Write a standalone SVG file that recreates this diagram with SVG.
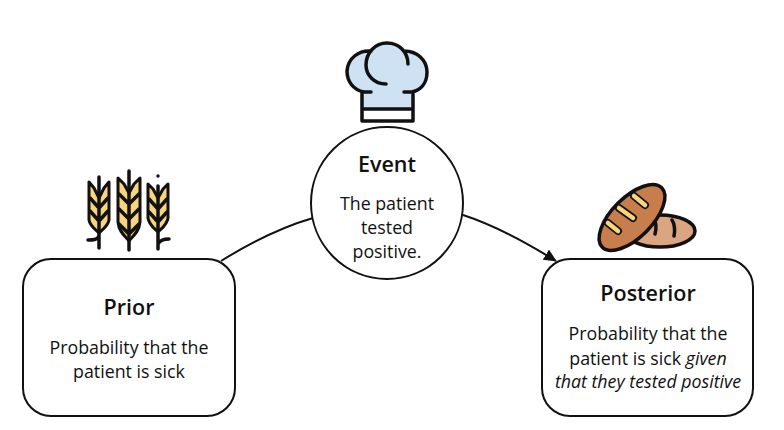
<svg xmlns="http://www.w3.org/2000/svg" width="784" height="430" viewBox="0 0 784 430">
<style>
text{font-family:"Open Sans","Noto Sans",sans-serif;text-anchor:middle;fill:#111}
.t{font-size:21.500px;font-weight:600}
.b{font-size:17.800px}
.n{fill:#fff;stroke:#111;stroke-width:2}
.o{stroke:#111;stroke-width:3.500;stroke-linecap:round;stroke-linejoin:round}
.i{fill:none;stroke:#111;stroke-width:3.500;stroke-linecap:round;stroke-linejoin:round}
.c{fill:none;stroke:#111;stroke-width:2}
.w{fill:#f7d57f;stroke:#111;stroke-width:3;stroke-linejoin:round}
</style>
<defs>
<marker id="arrow" markerWidth="13" markerHeight="12" refX="12" refY="6" orient="auto" markerUnits="userSpaceOnUse"><path d="M0 0L13 6L0 12Z" fill="#111"/></marker>
</defs>
<g id="connectors">
<path class="c" d="M221 261C250 243 282 227 313 218"/>
<path class="c" d="M463 215C497 226 527 243 556 261" marker-end="url(#arrow)"/>
</g>
<g id="prior">
<rect class="n" x="23" y="259" width="212" height="157" rx="28"/>
<text class="t" x="129" y="315">Prior</text>
<text class="b" x="129" y="354">Probability that the</text>
<text class="b" x="129" y="378">patient is sick</text>
</g>
<g id="event">
<circle class="n" cx="387" cy="203" r="76"/>
<text class="t" x="387" y="172">Event</text>
<text class="b" x="387" y="210">The patient</text>
<text class="b" x="387" y="234">tested</text>
<text class="b" x="387" y="258">positive.</text>
</g>
<g id="posterior">
<rect class="n" x="542" y="259" width="211" height="157" rx="28"/>
<text class="t" x="648" y="301">Posterior</text>
<text class="b" x="648" y="340">Probability that the</text>
<text class="b" x="648" y="365">patient is sick <tspan font-style="italic">given</tspan></text>
<text class="b" x="648" y="388" font-style="italic">that they tested positive</text>
</g>
<g id="hat">
<path d="M362 92C350 90 347 78 348 70C350 58 360 51 370 51C375 46 381 43 388 43C394 43 399 46 404 51C417 51 427 60 427 72C427 84 421 90 413 92V121H362Z" fill="#cfe2f3"/>
<rect x="362" y="109" width="51" height="12" fill="#fff"/>
<path class="i" d="M371 92H364C353 90 347 81 347 71C348 58 359 50 371 51M404 51C417 51 427 60 427 72C427 83 421 90 412 92H404M362 92V121H413V92M362 109H413M408 64C408 52 399 43 387 43C375 43 366 53 366 65C366 75 374 84 386 84"/>
</g>
<g id="wheat">
<path class="w" d="M89 182V220C90 226 95 229 99 233C103 229 108 226 109 220V182L104 188L99 198L94 188Z"/>
<path class="i" d="M99 177V248M90 198L99 208L108 198M90 211L99 221L108 211M88 240C93 240 97 240 99 236"/>
<path class="w" d="M118 178V222C119 232 125 236 129 241C133 236 139 232 140 222V178L134 184L129 193L124 184Z"/>
<path class="i" d="M129 171V250M119 194L129 204L139 194M119 209L129 219L139 209M119 224L129 234L139 224"/>
<path class="w" d="M148 184V218C149 225 154 228 158 232C162 228 167 225 168 218V184L163 189L158 198L153 189Z"/>
<path class="i" d="M158 186V249M149 199L158 209L167 199M149 212L158 222L167 212M169 239C164 239 160 240 158 244"/>
<circle cx="158" cy="176" r="1.700" fill="#111"/>
</g>
<g id="bread">
<ellipse class="o" cx="660" cy="231" rx="35" ry="16" fill="#dca581"/>
<path d="M637 234C643 233 646 229 648 226M654 219C657 224 656 230 655 234M672 220C675 224 675 232 674 236" fill="none" stroke="#111" stroke-width="3.500" stroke-linecap="round"/>
<ellipse class="o" cx="632" cy="217.500" rx="42" ry="20" transform="rotate(-45 632 217.500)" fill="#c87e4c"/>
<path d="M608 223L618 231M619 208L633 218M634 196L645 205" fill="none" stroke="#111" stroke-width="8" stroke-linecap="round"/>
<path d="M608 223L618 231M619 208L633 218M634 196L645 205" fill="none" stroke="#f7d57f" stroke-width="4.500" stroke-linecap="round"/>
</g>
</svg>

##########

## What the task requires
Go through the listing above and quote it exactly, apart from its images.

## Completed exercise
Write a standalone SVG file that recreates this diagram with SVG.
<svg xmlns="http://www.w3.org/2000/svg" width="784" height="430" viewBox="0 0 784 430">
<style>
text{font-family:"Open Sans","Noto Sans",sans-serif;text-anchor:middle;fill:#111}
.t{font-size:21.500px;font-weight:600}
.b{font-size:17.800px}
.n{fill:#fff;stroke:#111;stroke-width:2}
.o{stroke:#111;stroke-width:3.500;stroke-linecap:round;stroke-linejoin:round}
.i{fill:none;stroke:#111;stroke-width:3.500;stroke-linecap:round;stroke-linejoin:round}
.c{fill:none;stroke:#111;stroke-width:2}
.w{fill:#f7d57f;stroke:#111;stroke-width:3;stroke-linejoin:round}
</style>
<defs>
<marker id="arrow" markerWidth="13" markerHeight="12" refX="12" refY="6" orient="auto" markerUnits="userSpaceOnUse"><path d="M0 0L13 6L0 12Z" fill="#111"/></marker>
</defs>
<g id="connectors">
<path class="c" d="M221 261C250 243 282 227 313 218"/>
<path class="c" d="M463 215C497 226 527 243 556 261" marker-end="url(#arrow)"/>
</g>
<g id="prior">
<rect class="n" x="23" y="259" width="212" height="157" rx="28"/>
<text class="t" x="129" y="315">Prior</text>
<text class="b" x="129" y="354">Probability that the</text>
<text class="b" x="129" y="378">patient is sick</text>
</g>
<g id="event">
<circle class="n" cx="387" cy="203" r="76"/>
<text class="t" x="387" y="172">Event</text>
<text class="b" x="387" y="210">The patient</text>
<text class="b" x="387" y="234">tested</text>
<text class="b" x="387" y="258">positive.</text>
</g>
<g id="posterior">
<rect class="n" x="542" y="259" width="211" height="157" rx="28"/>
<text class="t" x="648" y="301">Posterior</text>
<text class="b" x="648" y="340">Probability that the</text>
<text class="b" x="648" y="365">patient is sick <tspan font-style="italic">given</tspan></text>
<text class="b" x="648" y="388" font-style="italic">that they tested positive</text>
</g>
<g id="hat">
<path d="M362 92C350 90 347 78 348 70C350 58 360 51 370 51C375 46 381 43 388 43C394 43 399 46 404 51C417 51 427 60 427 72C427 84 421 90 413 92V121H362Z" fill="#cfe2f3"/>
<rect x="362" y="109" width="51" height="12" fill="#fff"/>
<path class="i" d="M371 92H364C353 90 347 81 347 71C348 58 359 50 371 51M404 51C417 51 427 60 427 72C427 83 421 90 412 92H404M362 92V121H413V92M362 109H413M408 64C408 52 399 43 387 43C375 43 366 53 366 65C366 75 374 84 386 84"/>
</g>
<g id="wheat">
<path class="w" d="M89 182V220C90 226 95 229 99 233C103 229 108 226 109 220V182L104 188L99 198L94 188Z"/>
<path class="i" d="M99 177V248M90 198L99 208L108 198M90 211L99 221L108 211M88 240C93 240 97 240 99 236"/>
<path class="w" d="M118 178V222C119 232 125 236 129 241C133 236 139 232 140 222V178L134 184L129 193L124 184Z"/>
<path class="i" d="M129 171V250M119 194L129 204L139 194M119 209L129 219L139 209M119 224L129 234L139 224"/>
<path class="w" d="M148 184V218C149 225 154 228 158 232C162 228 167 225 168 218V184L163 189L158 198L153 189Z"/>
<path class="i" d="M158 186V249M149 199L158 209L167 199M149 212L158 222L167 212M169 239C164 239 160 240 158 244"/>
<circle cx="158" cy="176" r="1.700" fill="#111"/>
</g>
<g id="bread">
<ellipse class="o" cx="660" cy="231" rx="35" ry="16" fill="#dca581"/>
<path d="M637 234C643 233 646 229 648 226M654 219C657 224 656 230 655 234M672 220C675 224 675 232 674 236" fill="none" stroke="#111" stroke-width="3.500" stroke-linecap="round"/>
<ellipse class="o" cx="632" cy="217.500" rx="42" ry="20" transform="rotate(-45 632 217.500)" fill="#c87e4c"/>
<path d="M608 223L618 231M619 208L633 218M634 196L645 205" fill="none" stroke="#111" stroke-width="8" stroke-linecap="round"/>
<path d="M608 223L618 231M619 208L633 218M634 196L645 205" fill="none" stroke="#f7d57f" stroke-width="4.500" stroke-linecap="round"/>
</g>
</svg>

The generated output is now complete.